Faithfully return all lines, omitting every embedded picture.

→ **Material provided**:
----------------

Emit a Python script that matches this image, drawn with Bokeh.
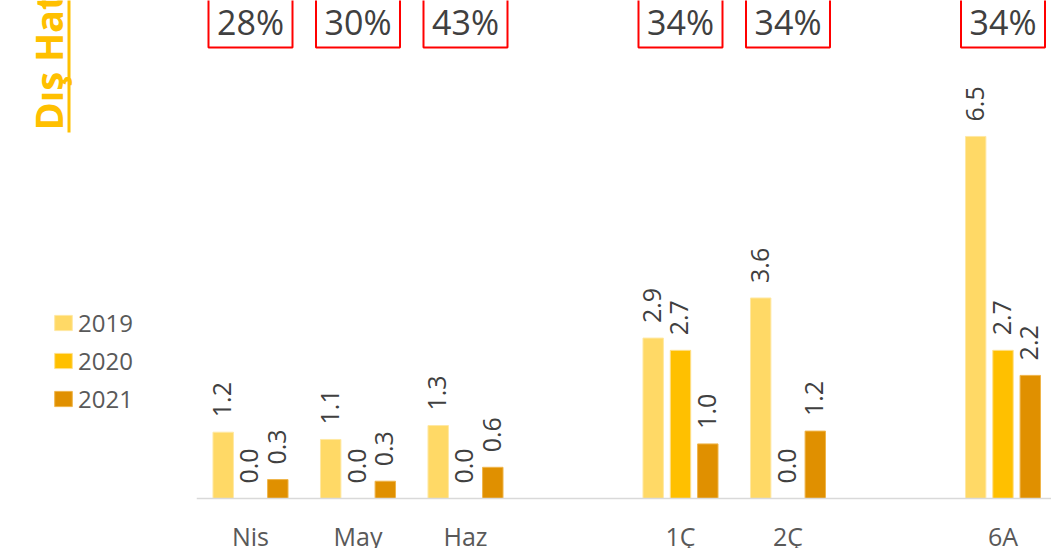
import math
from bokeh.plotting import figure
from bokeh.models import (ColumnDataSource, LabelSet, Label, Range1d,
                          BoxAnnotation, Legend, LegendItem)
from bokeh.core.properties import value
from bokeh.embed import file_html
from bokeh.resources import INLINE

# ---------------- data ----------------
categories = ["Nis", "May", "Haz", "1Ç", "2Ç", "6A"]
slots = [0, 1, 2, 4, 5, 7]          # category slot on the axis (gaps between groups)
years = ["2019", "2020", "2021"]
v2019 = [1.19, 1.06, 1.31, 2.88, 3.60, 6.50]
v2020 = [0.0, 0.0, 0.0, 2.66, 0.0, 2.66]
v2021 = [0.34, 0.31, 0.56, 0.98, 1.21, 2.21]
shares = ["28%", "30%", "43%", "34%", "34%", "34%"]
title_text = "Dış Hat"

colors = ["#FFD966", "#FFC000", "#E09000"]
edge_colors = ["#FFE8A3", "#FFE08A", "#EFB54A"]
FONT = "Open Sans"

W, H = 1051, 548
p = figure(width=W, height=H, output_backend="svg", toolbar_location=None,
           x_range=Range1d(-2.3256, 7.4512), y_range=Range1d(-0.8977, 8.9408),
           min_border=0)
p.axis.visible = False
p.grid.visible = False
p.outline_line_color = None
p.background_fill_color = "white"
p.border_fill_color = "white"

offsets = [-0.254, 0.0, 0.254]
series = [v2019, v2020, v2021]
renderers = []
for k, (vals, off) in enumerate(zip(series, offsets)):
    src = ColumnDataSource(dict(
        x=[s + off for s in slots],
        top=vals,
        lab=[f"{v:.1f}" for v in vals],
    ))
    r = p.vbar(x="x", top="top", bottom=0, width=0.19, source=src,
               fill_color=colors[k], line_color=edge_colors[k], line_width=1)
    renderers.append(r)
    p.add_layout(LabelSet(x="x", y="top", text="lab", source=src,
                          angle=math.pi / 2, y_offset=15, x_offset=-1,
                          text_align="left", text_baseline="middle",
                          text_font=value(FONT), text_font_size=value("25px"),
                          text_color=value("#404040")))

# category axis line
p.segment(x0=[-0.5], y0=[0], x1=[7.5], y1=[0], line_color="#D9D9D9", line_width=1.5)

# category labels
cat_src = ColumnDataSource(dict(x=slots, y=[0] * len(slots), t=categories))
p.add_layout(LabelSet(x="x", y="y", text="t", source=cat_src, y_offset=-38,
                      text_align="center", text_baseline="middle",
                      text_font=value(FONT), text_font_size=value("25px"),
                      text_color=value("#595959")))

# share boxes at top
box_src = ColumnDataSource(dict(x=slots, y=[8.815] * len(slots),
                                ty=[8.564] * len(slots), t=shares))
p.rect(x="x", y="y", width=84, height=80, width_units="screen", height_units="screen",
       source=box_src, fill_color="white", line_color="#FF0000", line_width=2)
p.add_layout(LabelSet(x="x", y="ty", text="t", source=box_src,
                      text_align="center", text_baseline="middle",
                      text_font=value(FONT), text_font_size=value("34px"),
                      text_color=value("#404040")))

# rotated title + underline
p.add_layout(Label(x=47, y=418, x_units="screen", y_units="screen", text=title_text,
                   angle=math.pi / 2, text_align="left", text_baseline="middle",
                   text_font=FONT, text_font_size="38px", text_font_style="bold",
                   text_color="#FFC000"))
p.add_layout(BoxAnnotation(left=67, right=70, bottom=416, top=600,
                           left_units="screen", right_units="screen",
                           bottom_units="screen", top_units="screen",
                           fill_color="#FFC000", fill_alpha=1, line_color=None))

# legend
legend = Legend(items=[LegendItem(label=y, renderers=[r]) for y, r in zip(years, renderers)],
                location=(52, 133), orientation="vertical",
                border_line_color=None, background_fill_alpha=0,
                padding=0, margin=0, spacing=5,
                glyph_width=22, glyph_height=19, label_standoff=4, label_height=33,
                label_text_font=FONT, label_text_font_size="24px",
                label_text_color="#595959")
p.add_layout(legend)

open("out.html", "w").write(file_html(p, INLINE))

----------------

→ **Completed exercise**:
Emit a Python script that matches this image, drawn with Bokeh.
import math
from bokeh.plotting import figure
from bokeh.models import (ColumnDataSource, LabelSet, Label, Range1d,
                          BoxAnnotation, Legend, LegendItem)
from bokeh.core.properties import value
from bokeh.embed import file_html
from bokeh.resources import INLINE

# ---------------- data ----------------
categories = ["Nis", "May", "Haz", "1Ç", "2Ç", "6A"]
slots = [0, 1, 2, 4, 5, 7]          # category slot on the axis (gaps between groups)
years = ["2019", "2020", "2021"]
v2019 = [1.19, 1.06, 1.31, 2.88, 3.60, 6.50]
v2020 = [0.0, 0.0, 0.0, 2.66, 0.0, 2.66]
v2021 = [0.34, 0.31, 0.56, 0.98, 1.21, 2.21]
shares = ["28%", "30%", "43%", "34%", "34%", "34%"]
title_text = "Dış Hat"

colors = ["#FFD966", "#FFC000", "#E09000"]
edge_colors = ["#FFE8A3", "#FFE08A", "#EFB54A"]
FONT = "Open Sans"

W, H = 1051, 548
p = figure(width=W, height=H, output_backend="svg", toolbar_location=None,
           x_range=Range1d(-2.3256, 7.4512), y_range=Range1d(-0.8977, 8.9408),
           min_border=0)
p.axis.visible = False
p.grid.visible = False
p.outline_line_color = None
p.background_fill_color = "white"
p.border_fill_color = "white"

offsets = [-0.254, 0.0, 0.254]
series = [v2019, v2020, v2021]
renderers = []
for k, (vals, off) in enumerate(zip(series, offsets)):
    src = ColumnDataSource(dict(
        x=[s + off for s in slots],
        top=vals,
        lab=[f"{v:.1f}" for v in vals],
    ))
    r = p.vbar(x="x", top="top", bottom=0, width=0.19, source=src,
               fill_color=colors[k], line_color=edge_colors[k], line_width=1)
    renderers.append(r)
    p.add_layout(LabelSet(x="x", y="top", text="lab", source=src,
                          angle=math.pi / 2, y_offset=15, x_offset=-1,
                          text_align="left", text_baseline="middle",
                          text_font=value(FONT), text_font_size=value("25px"),
                          text_color=value("#404040")))

# category axis line
p.segment(x0=[-0.5], y0=[0], x1=[7.5], y1=[0], line_color="#D9D9D9", line_width=1.5)

# category labels
cat_src = ColumnDataSource(dict(x=slots, y=[0] * len(slots), t=categories))
p.add_layout(LabelSet(x="x", y="y", text="t", source=cat_src, y_offset=-38,
                      text_align="center", text_baseline="middle",
                      text_font=value(FONT), text_font_size=value("25px"),
                      text_color=value("#595959")))

# share boxes at top
box_src = ColumnDataSource(dict(x=slots, y=[8.815] * len(slots),
                                ty=[8.564] * len(slots), t=shares))
p.rect(x="x", y="y", width=84, height=80, width_units="screen", height_units="screen",
       source=box_src, fill_color="white", line_color="#FF0000", line_width=2)
p.add_layout(LabelSet(x="x", y="ty", text="t", source=box_src,
                      text_align="center", text_baseline="middle",
                      text_font=value(FONT), text_font_size=value("34px"),
                      text_color=value("#404040")))

# rotated title + underline
p.add_layout(Label(x=47, y=418, x_units="screen", y_units="screen", text=title_text,
                   angle=math.pi / 2, text_align="left", text_baseline="middle",
                   text_font=FONT, text_font_size="38px", text_font_style="bold",
                   text_color="#FFC000"))
p.add_layout(BoxAnnotation(left=67, right=70, bottom=416, top=600,
                           left_units="screen", right_units="screen",
                           bottom_units="screen", top_units="screen",
                           fill_color="#FFC000", fill_alpha=1, line_color=None))

# legend
legend = Legend(items=[LegendItem(label=y, renderers=[r]) for y, r in zip(years, renderers)],
                location=(52, 133), orientation="vertical",
                border_line_color=None, background_fill_alpha=0,
                padding=0, margin=0, spacing=5,
                glyph_width=22, glyph_height=19, label_standoff=4, label_height=33,
                label_text_font=FONT, label_text_font_size="24px",
                label_text_color="#595959")
p.add_layout(legend)

open("out.html", "w").write(file_html(p, INLINE))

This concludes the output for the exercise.